**What the exercise asks**
Print the listing from its top line through the line containing "(ylab) at (178,40)", nothing more, and leave out the pictures.

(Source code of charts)
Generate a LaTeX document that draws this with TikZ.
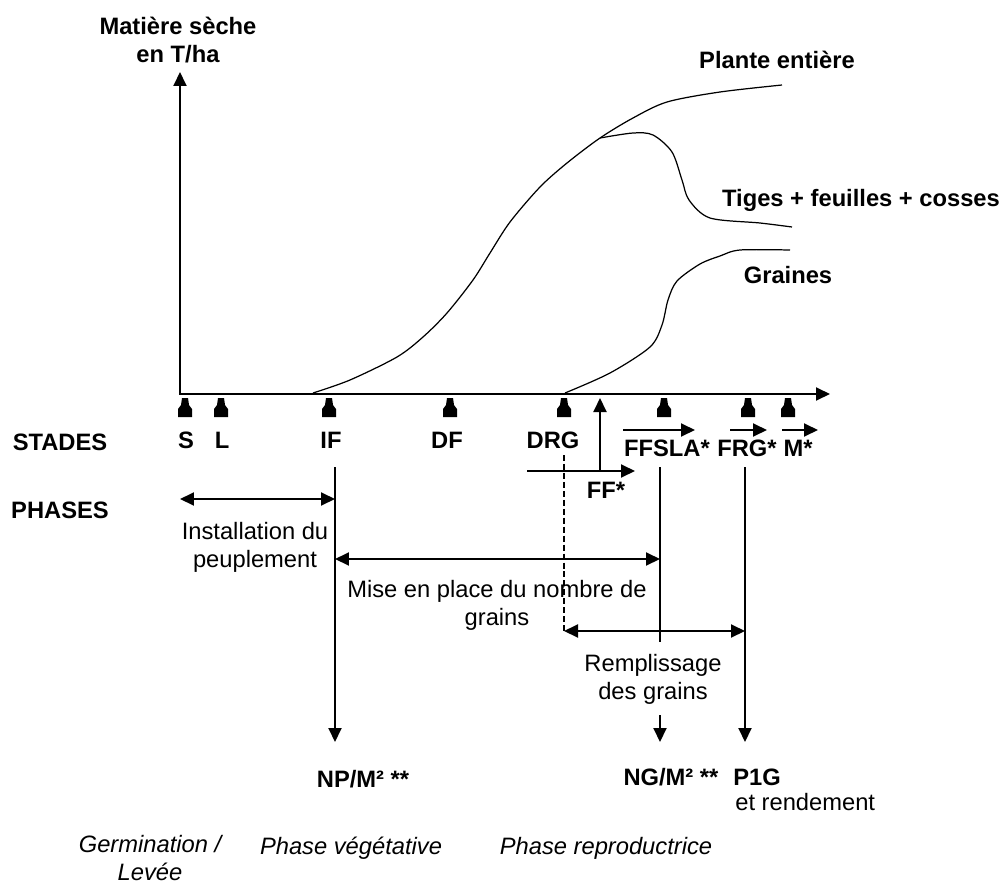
\documentclass[tikz,border=0pt]{standalone}
\usepackage{fontspec}
\setmainfont{Liberation Sans}
\usetikzlibrary{arrows.meta}

\tikzset{
  fleche/.style={line width=1.1pt,-{Triangle[length=2.8mm,width=2.6mm]}},
  dfleche/.style={line width=1.1pt,{Triangle[length=2.8mm,width=2.6mm]}-{Triangle[length=2.8mm,width=2.6mm]}},
  gras/.style={font=\fontsize{13.5}{16}\selectfont\bfseries, inner sep=0pt, align=center},
  texte/.style={font=\fontsize{13.5}{16}\selectfont, inner sep=0pt, align=center},
  ital/.style={font=\fontsize{13.5}{16}\selectfont\itshape, inner sep=0pt, align=center},
  courbe/.style={line width=0.7pt},
  pion/.pic={\fill (-3,3) -- (3,3) -- (4,10) -- (7,14) -- (7,22) -- (-7,22) -- (-7,14) -- (-4,10) -- cycle;}
}

\begin{document}
\begin{tikzpicture}[x=0.02cm,y=-0.02cm]
  \useasboundingbox (0,0) rectangle (1005,886);

  % axes
  \coordinate (ytop) at (180,72);
  \coordinate (xend) at (830,394);
  \draw[dfleche] (ytop) |- (xend);
  \node[gras] (ylab) at (178,40) {Matière sèche\\en T/ha};

  % courbes
  \draw[courbe] plot[smooth] coordinates {(313,393) (350,380) (397,357) (423,337) (447,313)
    (473,280) (490,253) (510,222) (540,187) (567,163) (600,138) (633,118) (667,102) (720,92) (782,85)};
  \draw[courbe] plot[smooth] coordinates {(600,138) (633,133) (653,135) (672,152) (682,180)
    (689,200) (710,218) (760,223) (792,227)};
  \draw[courbe] plot[smooth] coordinates {(565,393) (610,373) (650,347) (662,325) (668,300)
    (677,281) (700,264) (720,256) (740,250) (790,250)};
  \node[gras] (plante) at (777,60) {Plante entière};
  \node[gras] (tiges) at (861,200) {Tiges + feuilles + cosses};
  \node[gras] (graines) at (788,275) {Graines};

  % stades
  \foreach \x in {185,221,329,450,564,664,748,788}
    \pic at (\x,395) {pion};
  \node[gras] (stades) at (60,442) {STADES};
  \node[gras] (s) at (186,440) {S};
  \node[gras] (l) at (222,440) {L};
  \node[gras] (if) at (331,440) {IF};
  \node[gras] (df) at (447,440) {DF};
  \node[gras] (drg) at (553,440) {DRG};
  \node[gras] (ffsla) at (667,448) {FFSLA*};
  \node[gras] (frg) at (747,448) {FRG*};
  \node[gras] (m) at (798,448) {M*};
  \node[gras] (ff) at (606,490) {FF*};

  \coordinate (ffsla1) at (623,430);
  \coordinate (ffsla2) at (695,430);
  \coordinate (frg1) at (730,430);
  \coordinate (frg2) at (767,430);
  \coordinate (m1) at (782,430);
  \coordinate (m2) at (818,430);
  \draw[fleche] (ffsla1) -- (ffsla2);
  \draw[fleche] (frg1) -- (frg2);
  \draw[fleche] (m1) -- (m2);

  \coordinate (ffg) at (527,471);
  \coordinate (ffd) at (635,471);
  \coordinate (ffh) at (600,398);
  \draw[fleche] (ffg) -- (ffd);
  \draw[fleche] (ffg -| ffh) -- (ffh);

  % phases
  \node[gras] (phases) at (60,510) {PHASES};
  \coordinate (p0) at (180,499);
  \coordinate (v1) at (335,467);
  \coordinate (v2) at (335,742);
  \coordinate (v3) at (660,467);
  \coordinate (v4) at (660,642);
  \coordinate (v5) at (660,715);
  \coordinate (v6) at (660,742);
  \coordinate (v7) at (745,467);
  \coordinate (v8) at (745,742);
  \coordinate (d1) at (564,455);
  \coordinate (d2) at (564,631);

  \draw[dfleche] (p0) -- (p0 -| v1);
  \draw[fleche] (v1) -- (v2);
  \draw[line width=1.1pt] (v3) -- (v4);
  \draw[fleche] (v5) -- (v6);
  \draw[fleche] (v7) -- (v8);
  \draw[dfleche] (335,559) -- (660,559);
  \draw[line width=1.1pt, dash pattern=on 3.4pt off 1.7pt] (d1) -- (d2);
  \draw[dfleche] (d2) -- (d2 -| v7);

  \node[texte] (inst) at (255,547) {Installation du\\peuplement};
  \node[texte] (mise) at (497,605) {Mise en place du nombre de\\grains};
  \node[texte] (remp) at (653,679) {Remplissage\\des grains};

  % resultats
  \node[gras] (np) at (363,779) {NP/M² **};
  \node[gras] (ng) at (671,777) {NG/M² **};
  \node[gras, anchor=west] (p1g) at (733,777) {P1G};
  \node[texte, anchor=west] (rend) at (735,802) {et rendement};

  \node[ital] (germ) at (150,858) {Germination /\\Levée};
  \node[ital] (veg) at (351,848) {Phase végétative};
  \node[ital] (repro) at (606,848) {Phase reproductrice};
\end{tikzpicture}
\end{document}
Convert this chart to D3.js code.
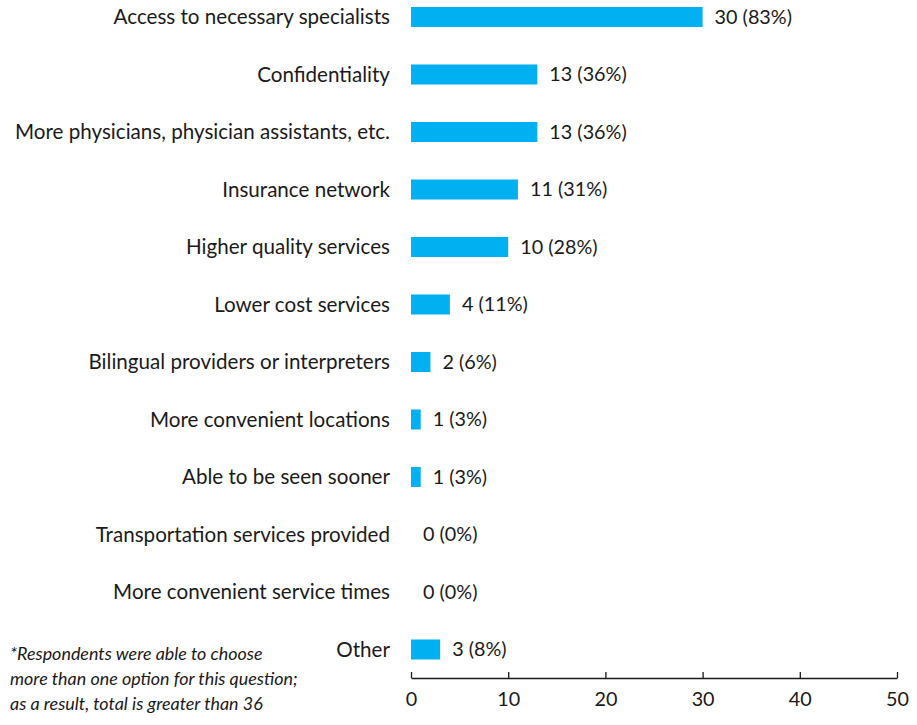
<!DOCTYPE html>
<html>
<head>
<meta charset="utf-8">
<script src="https://cdn.jsdelivr.net/npm/d3@7"></script>
<style>
  html, body { margin: 0; padding: 0; background: #fff; }
  svg text { font-family: Lato, "Open Sans", sans-serif; fill: #1a1a1a; }
</style>
</head>
<body>
<svg id="chart" width="917" height="725"></svg>
<script>
// Categories and counts (n = 36 respondents)
const categories = [
  "Access to necessary specialists",
  "Confidentiality",
  "More physicians, physician assistants, etc.",
  "Insurance network",
  "Higher quality services",
  "Lower cost services",
  "Bilingual providers or interpreters",
  "More convenient locations",
  "Able to be seen sooner",
  "Transportation services provided",
  "More convenient service times",
  "Other"
];
const counts = [30, 13, 13, 11, 10, 4, 2, 1, 1, 0, 0, 3];
const percents = [83, 36, 36, 31, 28, 11, 6, 3, 3, 0, 0, 8];
const xTicks = [0, 10, 20, 30, 40, 50];
const footnote = [
  "*Respondents were able to choose",
  "more than one option for this question;",
  "as a result, total is greater than 36"
];

const svg = d3.select("#chart");
const plotLeft = 411, plotRight = 897, axisY = 678;

const x = d3.scaleLinear().domain([0, 50]).range([plotLeft, plotRight]);
const y = d3.scaleBand().domain(categories).range([7, 659.5]).paddingInner(0.652).paddingOuter(0);

const rows = svg.append("g").selectAll("g").data(categories).join("g");

rows.append("rect")
  .attr("x", x(0))
  .attr("y", d => y(d))
  .attr("width", (d, i) => x(counts[i]) - x(0))
  .attr("height", y.bandwidth())
  .attr("fill", "#00B0F0");

rows.append("text")
  .attr("x", 390)
  .attr("y", d => y(d) + y.bandwidth() / 2)
  .attr("dy", "0.35em")
  .attr("text-anchor", "end")
  .attr("font-size", 20.6)
  .text(d => d);

rows.append("text")
  .attr("x", (d, i) => x(counts[i]) + 12)
  .attr("y", d => y(d) + y.bandwidth() / 2)
  .attr("dy", "0.35em")
  .attr("font-size", 19.8)
  .text((d, i) => `${counts[i]} (${percents[i]}%)`);

// Bottom axis with ticks pointing up
const axis = svg.append("g")
  .attr("transform", `translate(0,${axisY})`)
  .call(d3.axisBottom(x).tickValues(xTicks).tickSize(-6).tickSizeOuter(0).tickPadding(14));
axis.select(".domain").attr("stroke", "#1a1a1a").attr("stroke-width", 1.3);
axis.selectAll(".tick line").attr("stroke", "#1a1a1a").attr("stroke-width", 1.3);
axis.selectAll(".tick text")
  .attr("font-size", 19.8)
  .attr("fill", "#1a1a1a")
  .style("font-family", "Lato, 'Open Sans', sans-serif");

// Footnote
svg.append("g").selectAll("text").data(footnote).join("text")
  .attr("x", 10)
  .attr("y", (d, i) => 659.5 + i * 25)
  .attr("font-size", 17.9)
  .attr("font-style", "italic")
  .text(d => d);
</script>
</body>
</html>
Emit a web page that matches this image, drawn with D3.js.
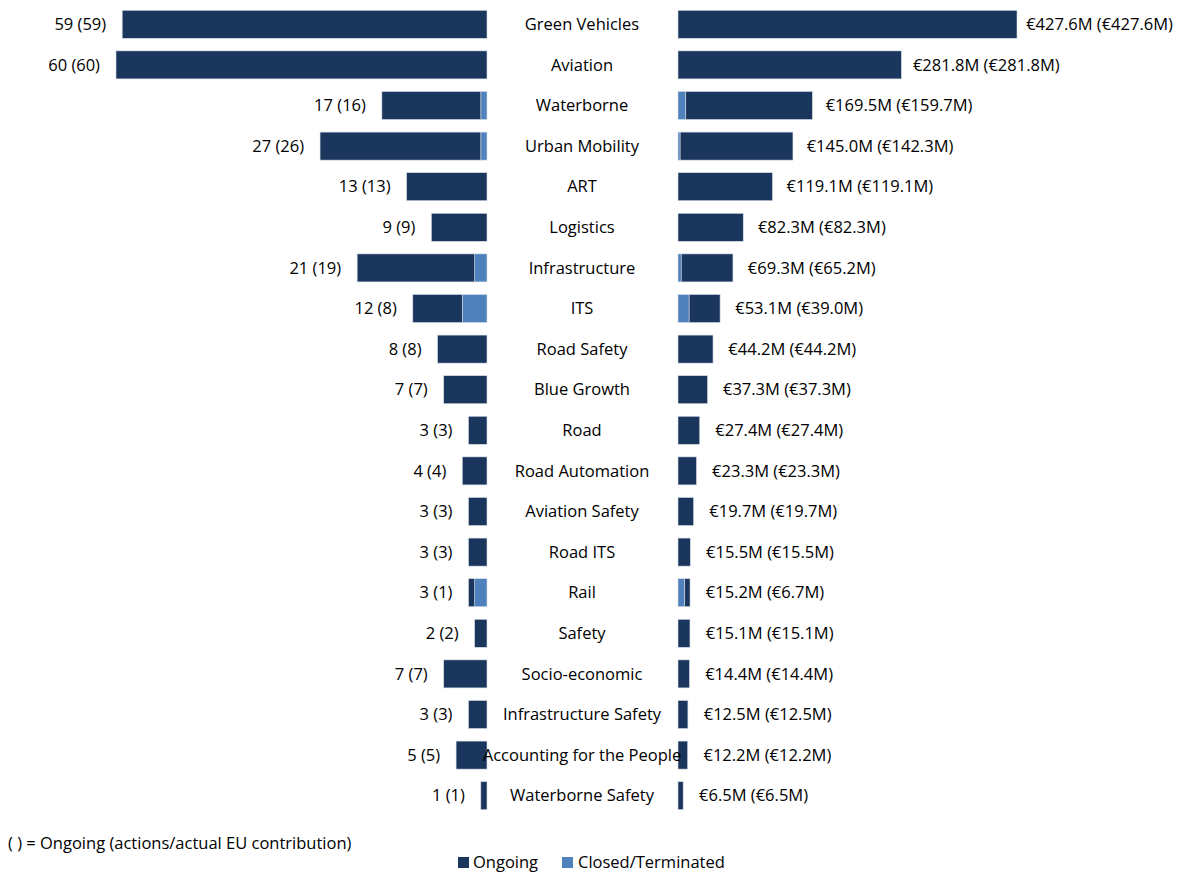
<!DOCTYPE html>
<html>
<head>
<meta charset="utf-8">
<script src="https://cdn.jsdelivr.net/npm/d3@7"></script>
<style>
  html, body { margin: 0; padding: 0; background: #fff; }
  svg { display: block; font-family: "Open Sans", sans-serif; }
</style>
</head>
<body>
<svg id="chart" width="1182" height="874"></svg>
<script>
// Thematic areas, ordered by total EU contribution
const categories = [
  "Green Vehicles", "Aviation", "Waterborne", "Urban Mobility", "ART", "Logistics",
  "Infrastructure", "ITS", "Road Safety", "Blue Growth", "Road", "Road Automation",
  "Aviation Safety", "Road ITS", "Rail", "Safety", "Socio-economic",
  "Infrastructure Safety", "Accounting for the People", "Waterborne Safety"
];
// Number of actions: total and ongoing
const actionsTotal   = [59, 60, 17, 27, 13, 9, 21, 12, 8, 7, 3, 4, 3, 3, 3, 2, 7, 3, 5, 1];
const actionsOngoing = [59, 60, 16, 26, 13, 9, 19, 8, 8, 7, 3, 4, 3, 3, 1, 2, 7, 3, 5, 1];
// EU contribution (million EUR): total and ongoing
const fundTotal   = [427.6, 281.8, 169.5, 145.0, 119.1, 82.3, 69.3, 53.1, 44.2, 37.3, 27.4, 23.3, 19.7, 15.5, 15.2, 15.1, 14.4, 12.5, 12.2, 6.5];
const fundOngoing = [427.6, 281.8, 159.7, 142.3, 119.1, 82.3, 65.2, 39.0, 44.2, 37.3, 27.4, 23.3, 19.7, 15.5, 6.7, 15.1, 14.4, 12.5, 12.2, 6.5];
const legendLabels = ["Ongoing", "Closed/Terminated"];
const noteText = "( ) = Ongoing (actions/actual EU contribution)";

const colOngoing = "#1b365d";
const colClosed = "#4f81bd";
const edge = "#d5dce6";

const svg = d3.select("#chart");

const y = d3.scaleBand().domain(categories).range([4, 816]).paddingInner(0.31).paddingOuter(0.155);

// Left side: actions, growing leftwards from the centre column
const xL = d3.scaleLinear().domain([0, 60]).range([487, 116]);
// Right side: EU contribution, growing rightwards
const xR = d3.scaleLinear().domain([0, 427.6]).range([678, 1017]);

const rows = categories.map((c, i) => ({
  cat: c,
  aT: actionsTotal[i], aO: actionsOngoing[i],
  fT: fundTotal[i], fO: fundOngoing[i]
}));

const g = svg.append("g");
const bh = y.bandwidth();

// Closed segments sit next to the centre, ongoing segments outside them
g.selectAll(".lc").data(rows.filter(d => d.aT > d.aO)).join("rect")
  .attr("x", d => xL(d.aT - d.aO)).attr("y", d => y(d.cat))
  .attr("width", d => xL(0) - xL(d.aT - d.aO)).attr("height", bh)
  .attr("fill", colClosed).attr("stroke", edge).attr("stroke-width", 0.6);
g.selectAll(".lo").data(rows).join("rect")
  .attr("x", d => xL(d.aT)).attr("y", d => y(d.cat))
  .attr("width", d => xL(d.aT - d.aO) - xL(d.aT)).attr("height", bh)
  .attr("fill", colOngoing).attr("stroke", edge).attr("stroke-width", 0.6);

g.selectAll(".rc").data(rows.filter(d => d.fT > d.fO)).join("rect")
  .attr("x", xR(0)).attr("y", d => y(d.cat))
  .attr("width", d => xR(d.fT - d.fO) - xR(0)).attr("height", bh)
  .attr("fill", colClosed).attr("stroke", edge).attr("stroke-width", 0.6);
g.selectAll(".ro").data(rows).join("rect")
  .attr("x", d => xR(d.fT - d.fO)).attr("y", d => y(d.cat))
  .attr("width", d => xR(d.fT) - xR(d.fT - d.fO)).attr("height", bh)
  .attr("fill", colOngoing).attr("stroke", edge).attr("stroke-width", 0.6);

const fs = 16.5;
// Action counts
g.selectAll(".ll").data(rows).join("text")
  .attr("x", d => xL(d.aT) - 16).attr("y", d => y(d.cat) + bh / 2)
  .attr("dy", "0.35em").attr("text-anchor", "end")
  .attr("font-size", fs).attr("fill", "#000")
  .text(d => `${d.aT} (${d.aO})`);
// Contribution values
g.selectAll(".rl").data(rows).join("text")
  .attr("x", d => xR(d.fT) + 16 - 0.016 * d.fT).attr("y", d => y(d.cat) + bh / 2)
  .attr("dy", "0.35em").attr("text-anchor", "start")
  .attr("font-size", fs).attr("fill", "#000")
  .text(d => `€${d.fT.toFixed(1)}M (€${d.fO.toFixed(1)}M)`);
// Category names
g.selectAll(".cl").data(rows).join("text")
  .attr("x", 582).attr("y", d => y(d.cat) + bh / 2)
  .attr("dy", "0.35em").attr("text-anchor", "middle")
  .attr("font-size", fs).attr("fill", "#000")
  .text(d => d.cat);

// Footnote
svg.append("text").attr("x", 8).attr("y", 843).attr("dy", "0.35em")
  .attr("font-size", fs).text(noteText);

// Legend
const legend = svg.append("g");
const lx = [458, 562];
const tx = [473, 578];
[colOngoing, colClosed].forEach((c, i) => {
  legend.append("rect").attr("x", lx[i]).attr("y", 857).attr("width", 11).attr("height", 11).attr("fill", c);
  legend.append("text").attr("x", tx[i]).attr("y", 862).attr("dy", "0.35em")
    .attr("font-size", fs).text(legendLabels[i]);
});
</script>
</body>
</html>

**Task output**
Generate a LaTeX document that draws this with TikZ.
\documentclass[tikz,border=0pt]{standalone}
\usepackage{fontspec}
\setmainfont{Liberation Sans}
\usetikzlibrary{arrows.meta}

\tikzset{
  fleche/.style={line width=1.1pt,-{Triangle[length=2.8mm,width=2.6mm]}},
  dfleche/.style={line width=1.1pt,{Triangle[length=2.8mm,width=2.6mm]}-{Triangle[length=2.8mm,width=2.6mm]}},
  gras/.style={font=\fontsize{13.5}{16}\selectfont\bfseries, inner sep=0pt, align=center},
  texte/.style={font=\fontsize{13.5}{16}\selectfont, inner sep=0pt, align=center},
  ital/.style={font=\fontsize{13.5}{16}\selectfont\itshape, inner sep=0pt, align=center},
  courbe/.style={line width=0.7pt},
  pion/.pic={\fill (-3,3) -- (3,3) -- (4,10) -- (7,14) -- (7,22) -- (-7,22) -- (-7,14) -- (-4,10) -- cycle;}
}

\begin{document}
\begin{tikzpicture}[x=0.02cm,y=-0.02cm]
  \useasboundingbox (0,0) rectangle (1005,886);

  % axes
  \coordinate (ytop) at (180,72);
  \coordinate (xend) at (830,394);
  \draw[dfleche] (ytop) |- (xend);
  \node[gras] (ylab) at (178,40) {Matière sèche\\en T/ha};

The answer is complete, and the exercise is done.